What is being asked: Copy each line that holds "standalone".

Stored records:
* * * * * * * * *

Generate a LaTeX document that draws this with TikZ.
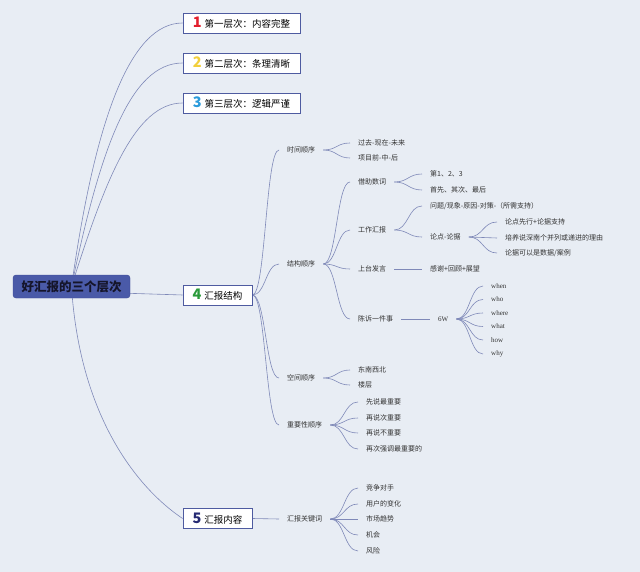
\documentclass[tikz,border=0pt]{standalone}
\usepackage{fontspec}
\setmainfont{Noto Sans CJK SC}
\newfontfamily\serifw{Liberation Serif}
\usetikzlibrary{calc,backgrounds}
\definecolor{bgc}{HTML}{E8EDF4}
\definecolor{linec}{HTML}{7F89B8}
\definecolor{boxc}{HTML}{4E5BA0}
\definecolor{rootc}{HTML}{4A5AA8}
\definecolor{rootd}{HTML}{3B4A95}
\definecolor{textc}{HTML}{333333}
\definecolor{roottext}{HTML}{15152A}
\definecolor{dA}{HTML}{E3202E}
\definecolor{dB}{HTML}{F2CF3C}
\definecolor{dC}{HTML}{2B9BDB}
\definecolor{dD}{HTML}{2A9A3A}
\definecolor{dE}{HTML}{262B73}
\pgfdeclarelayer{edges}
\pgfsetlayers{background,edges,main}
\newcommand\dg[2]{{\color{#1}\bfseries\fontsize{14.5}{14}\selectfont #2}\hspace{3pt}}
\newcommand\br[2]{\draw[link] let \p1=(#1.east), \p2=(#2.west) in (\p1) .. controls ({0.5*\x1+0.5*\x2},\y1) and ({0.5*\x1+0.5*\x2},\y2) .. (\p2);}
\begin{document}
\begin{tikzpicture}[x=1pt,y=-1pt,
  lvl/.style={draw=boxc, fill=white, line width=0.8pt, minimum height=20pt, inner xsep=4pt, inner ysep=0pt, font=\fontsize{9.5}{10}\selectfont, text=black},
  leaf/.style={inner xsep=8pt, inner ysep=1pt, anchor=west, font=\fontsize{7}{8}\selectfont, text=textc},
  wleaf/.style={leaf, font=\serifw\fontsize{7}{8}\selectfont},
  link/.style={draw=linec, line width=0.6pt}]
\begin{pgfonlayer}{background}
\fill[bgc] (0,0) rectangle (640,572);
\end{pgfonlayer}
\useasboundingbox (0,0) rectangle (640,572);

% root
\node[fill=rootc, draw=rootd, rounded corners=3pt, minimum width=117pt, minimum height=23pt, inner sep=0pt,
  font=\bfseries\fontsize{12.5}{13}\selectfont, text=roottext] (root) at (71.5,286.5) {好汇报的三个层次};

% level 1
\node[lvl, minimum width=117pt] (n1) at (241.5,23) {\dg{dA}{1}第一层次：内容完整};
\node[lvl, minimum width=117pt] (n2) at (241.5,63) {\dg{dB}{2}第二层次：条理清晰};
\node[lvl, minimum width=117pt] (n3) at (241.5,103) {\dg{dC}{3}第三层次：逻辑严谨};
\node[lvl, minimum width=69pt] (n4) at (217.5,295) {\dg{dD}{4}汇报结构};
\node[lvl, minimum width=69pt] (n5) at (217.5,518.5) {\dg{dE}{5}汇报内容};

% level 2
\node[leaf] (t1) at (279,150) {时间顺序};
\node[leaf] (t2) at (279,264) {结构顺序};
\node[leaf] (t3) at (279,378) {空间顺序};
\node[leaf] (t4) at (279,425) {重要性顺序};
\node[leaf] (k) at (279,519) {汇报关键词};

% level 3
\node[leaf] (a1) at (350,143) {过去-现在-未来};
\node[leaf] (a2) at (350,158) {项目前-中-后};
\node[leaf] (b1) at (350,182) {借助数词};
\node[leaf] (b2) at (350,230) {工作汇报};
\node[leaf] (b3) at (350,269) {上台发言};
\node[leaf] (b4) at (350,319) {陈诉一件事};
\node[leaf] (s1) at (350,370) {东南西北};
\node[leaf] (s2) at (350,385) {楼层};
\node[leaf] (i1) at (358,402) {先说最重要};
\node[leaf] (i2) at (358,418) {再说次重要};
\node[leaf] (i3) at (358,433) {再说不重要};
\node[leaf] (i4) at (358,449) {再次强调最重要的};
\node[leaf] (k1) at (358,488) {竞争对手};
\node[leaf] (k2) at (358,504) {用户的变化};
\node[leaf] (k3) at (358,519) {市场趋势};
\node[leaf] (k4) at (358,535) {机会};
\node[leaf] (k5) at (358,551) {风险};

% level 4
\node[leaf] (c1) at (422,174) {第1、2、3};
\node[leaf] (c2) at (422,190) {首先、其次、最后};
\node[leaf] (d1) at (422,206) {问题/现象-原因-对策-（所需支持）};
\node[leaf] (d2) at (422,237) {论点-论据};
\node[leaf] (f) at (422,269) {感谢+回顾+展望};
\node[wleaf] (g) at (430,319) {6W};

% level 5
\node[leaf] (e1) at (497,222) {论点先行+论据支持};
\node[leaf] (e2) at (497,238) {培养说深南个并列或递进的理由};
\node[leaf] (e3) at (497,253) {论据可以是数据/案例};
\node[wleaf] (w1) at (483,286) {when};
\node[wleaf] (w2) at (483,299.5) {who};
\node[wleaf] (w3) at (483,313) {where};
\node[wleaf] (w4) at (483,326.5) {what};
\node[wleaf] (w5) at (483,340) {how};
\node[wleaf] (w6) at (483,354) {why};

\begin{pgfonlayer}{edges}
\draw[link] (root.center) .. controls (95,120) and (130,23) .. (n1.west);
\draw[link] (root.center) .. controls (100,150) and (130,63) .. (n2.west);
\draw[link] (root.center) .. controls (105,180) and (135,103) .. (n3.west);
\draw[link] ([yshift=-5pt]root.center) -- (n4.west);
\draw[link] (root.center) .. controls (80,420) and (140,490) .. (n5.west);
\foreach \c in {t1,t2,t3,t4} {\br{n4}{\c}}
\draw[link] (n5.east) -- (k.west);
\foreach \c in {a1,a2} {\br{t1}{\c}}
\foreach \c in {b1,b2,b3,b4} {\br{t2}{\c}}
\foreach \c in {s1,s2} {\br{t3}{\c}}
\foreach \c in {i1,i2,i3,i4} {\br{t4}{\c}}
\foreach \c in {k1,k2,k3,k4,k5} {\br{k}{\c}}
\foreach \c in {c1,c2} {\br{b1}{\c}}
\foreach \c in {d1,d2} {\br{b2}{\c}}
\draw[link] (b3.east) -- (f.west);
\draw[link] (b4.east) -- (g.west);
\foreach \c in {e1,e2,e3} {\br{d2}{\c}}
\foreach \c in {w1,w2,w3,w4,w5,w6} {\br{g}{\c}}
\end{pgfonlayer}
\end{tikzpicture}
\end{document}
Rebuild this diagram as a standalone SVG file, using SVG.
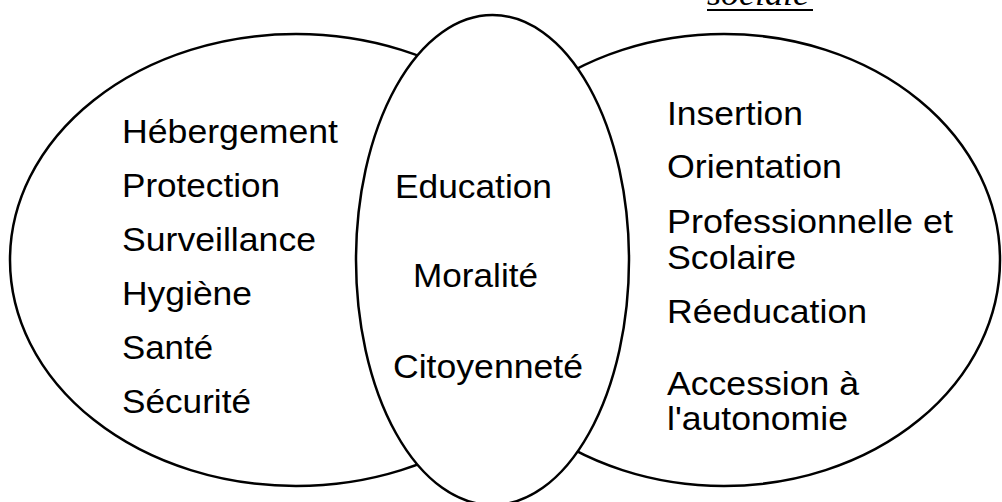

* * * * * * * * *

Result for this task:
\documentclass[tikz,border=0pt]{standalone}
Rebuild this diagram as a standalone SVG file, using SVG.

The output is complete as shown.